## START
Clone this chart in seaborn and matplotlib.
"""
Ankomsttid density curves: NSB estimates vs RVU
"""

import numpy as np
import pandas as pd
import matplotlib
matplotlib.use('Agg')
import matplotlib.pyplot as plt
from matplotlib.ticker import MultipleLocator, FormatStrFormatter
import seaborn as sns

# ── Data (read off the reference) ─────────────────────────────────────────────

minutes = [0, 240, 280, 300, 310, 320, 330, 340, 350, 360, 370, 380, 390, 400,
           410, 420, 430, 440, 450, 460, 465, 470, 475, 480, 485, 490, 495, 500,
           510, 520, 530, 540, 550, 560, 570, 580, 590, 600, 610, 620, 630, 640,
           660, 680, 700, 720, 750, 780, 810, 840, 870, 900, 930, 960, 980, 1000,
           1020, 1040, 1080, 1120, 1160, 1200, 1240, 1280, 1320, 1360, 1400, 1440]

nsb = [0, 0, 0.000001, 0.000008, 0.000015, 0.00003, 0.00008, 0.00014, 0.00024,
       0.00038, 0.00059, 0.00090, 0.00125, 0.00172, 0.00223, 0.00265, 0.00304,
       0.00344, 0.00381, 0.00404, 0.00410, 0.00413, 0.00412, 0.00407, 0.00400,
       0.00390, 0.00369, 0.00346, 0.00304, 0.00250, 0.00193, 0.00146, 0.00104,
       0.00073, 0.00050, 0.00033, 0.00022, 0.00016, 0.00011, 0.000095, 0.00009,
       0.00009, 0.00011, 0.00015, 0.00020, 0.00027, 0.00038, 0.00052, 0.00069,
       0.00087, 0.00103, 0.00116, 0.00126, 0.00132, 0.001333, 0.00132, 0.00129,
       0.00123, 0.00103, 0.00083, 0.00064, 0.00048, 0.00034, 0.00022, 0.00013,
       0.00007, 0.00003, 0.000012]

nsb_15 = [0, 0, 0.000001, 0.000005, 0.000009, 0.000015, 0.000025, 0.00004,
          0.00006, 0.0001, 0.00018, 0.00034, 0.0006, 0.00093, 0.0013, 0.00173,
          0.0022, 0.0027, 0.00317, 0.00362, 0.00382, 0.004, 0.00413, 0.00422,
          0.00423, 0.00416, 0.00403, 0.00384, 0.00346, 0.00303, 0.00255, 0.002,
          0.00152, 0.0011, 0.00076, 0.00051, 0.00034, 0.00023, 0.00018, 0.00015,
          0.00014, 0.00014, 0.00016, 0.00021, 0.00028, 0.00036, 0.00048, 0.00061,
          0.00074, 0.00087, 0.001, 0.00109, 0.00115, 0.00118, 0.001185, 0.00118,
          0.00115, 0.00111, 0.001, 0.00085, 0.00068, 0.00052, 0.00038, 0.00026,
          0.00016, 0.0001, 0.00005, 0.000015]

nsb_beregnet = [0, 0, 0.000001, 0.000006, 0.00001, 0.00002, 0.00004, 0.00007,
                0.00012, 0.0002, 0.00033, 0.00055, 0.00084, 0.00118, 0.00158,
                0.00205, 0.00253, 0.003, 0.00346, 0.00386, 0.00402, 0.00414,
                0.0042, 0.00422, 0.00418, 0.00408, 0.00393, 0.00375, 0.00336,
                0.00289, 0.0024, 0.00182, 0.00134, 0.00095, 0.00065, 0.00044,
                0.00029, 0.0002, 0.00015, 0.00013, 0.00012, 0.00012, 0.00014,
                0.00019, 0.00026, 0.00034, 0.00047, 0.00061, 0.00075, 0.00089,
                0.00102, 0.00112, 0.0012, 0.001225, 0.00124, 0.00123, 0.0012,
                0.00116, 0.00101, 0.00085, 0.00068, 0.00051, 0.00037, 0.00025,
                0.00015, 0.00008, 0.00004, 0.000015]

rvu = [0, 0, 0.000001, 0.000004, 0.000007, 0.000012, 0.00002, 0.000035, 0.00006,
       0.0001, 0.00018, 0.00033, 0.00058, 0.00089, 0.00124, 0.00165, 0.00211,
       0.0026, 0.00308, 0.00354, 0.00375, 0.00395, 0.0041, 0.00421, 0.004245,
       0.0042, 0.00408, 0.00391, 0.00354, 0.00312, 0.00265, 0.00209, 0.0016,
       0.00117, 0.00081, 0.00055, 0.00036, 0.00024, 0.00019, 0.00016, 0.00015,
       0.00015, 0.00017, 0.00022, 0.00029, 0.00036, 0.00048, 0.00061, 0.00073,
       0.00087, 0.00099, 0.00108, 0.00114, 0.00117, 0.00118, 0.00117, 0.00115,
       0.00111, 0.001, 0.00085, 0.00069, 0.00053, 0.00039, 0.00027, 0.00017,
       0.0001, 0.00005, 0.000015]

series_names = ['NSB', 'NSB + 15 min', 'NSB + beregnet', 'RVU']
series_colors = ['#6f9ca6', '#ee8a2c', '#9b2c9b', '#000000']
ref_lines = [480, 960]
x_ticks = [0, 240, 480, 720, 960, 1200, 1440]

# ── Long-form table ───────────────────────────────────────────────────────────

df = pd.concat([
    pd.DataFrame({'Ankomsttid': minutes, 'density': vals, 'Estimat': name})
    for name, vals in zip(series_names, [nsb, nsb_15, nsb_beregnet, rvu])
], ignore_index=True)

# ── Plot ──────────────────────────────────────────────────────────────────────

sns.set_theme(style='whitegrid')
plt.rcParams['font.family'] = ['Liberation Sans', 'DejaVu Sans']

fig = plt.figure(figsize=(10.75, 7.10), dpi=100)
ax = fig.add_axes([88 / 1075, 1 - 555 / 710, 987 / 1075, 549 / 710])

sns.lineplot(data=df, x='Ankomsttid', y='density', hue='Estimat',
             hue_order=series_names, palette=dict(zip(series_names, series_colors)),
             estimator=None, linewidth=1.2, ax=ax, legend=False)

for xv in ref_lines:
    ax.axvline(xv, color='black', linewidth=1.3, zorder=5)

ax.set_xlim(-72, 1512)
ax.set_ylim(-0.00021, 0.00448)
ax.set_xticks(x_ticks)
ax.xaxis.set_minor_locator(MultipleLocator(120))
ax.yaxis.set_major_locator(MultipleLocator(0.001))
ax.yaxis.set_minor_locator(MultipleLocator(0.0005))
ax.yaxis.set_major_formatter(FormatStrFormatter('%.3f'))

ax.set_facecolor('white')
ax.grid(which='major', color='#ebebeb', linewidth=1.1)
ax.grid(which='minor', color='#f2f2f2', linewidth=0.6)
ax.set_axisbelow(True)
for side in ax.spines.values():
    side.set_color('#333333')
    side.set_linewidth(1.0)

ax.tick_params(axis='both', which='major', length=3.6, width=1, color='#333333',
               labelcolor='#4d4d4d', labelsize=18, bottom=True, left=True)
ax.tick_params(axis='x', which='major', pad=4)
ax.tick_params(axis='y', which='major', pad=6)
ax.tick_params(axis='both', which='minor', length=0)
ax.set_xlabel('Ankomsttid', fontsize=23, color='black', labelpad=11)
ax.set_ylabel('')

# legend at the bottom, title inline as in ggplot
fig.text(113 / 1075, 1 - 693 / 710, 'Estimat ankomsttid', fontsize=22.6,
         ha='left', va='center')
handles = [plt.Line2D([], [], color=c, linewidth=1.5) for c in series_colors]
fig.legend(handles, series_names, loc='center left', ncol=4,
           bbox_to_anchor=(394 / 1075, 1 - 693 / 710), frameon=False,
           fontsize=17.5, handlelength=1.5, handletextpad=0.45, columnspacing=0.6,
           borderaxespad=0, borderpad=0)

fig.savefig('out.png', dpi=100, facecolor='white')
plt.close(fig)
## END
▶ [GIVEN INSTRUCTION]:
Only the lines from the first line of the material above through the line that contains "# ── Data (read" should be quoted, each one exactly.

▶ [REPLY TO THE EXERCISE]:
Clone this chart in seaborn and matplotlib.
"""
Ankomsttid density curves: NSB estimates vs RVU
"""

import numpy as np
import pandas as pd
import matplotlib
matplotlib.use('Agg')
import matplotlib.pyplot as plt
from matplotlib.ticker import MultipleLocator, FormatStrFormatter
import seaborn as sns

# ── Data (read off the reference) ─────────────────────────────────────────────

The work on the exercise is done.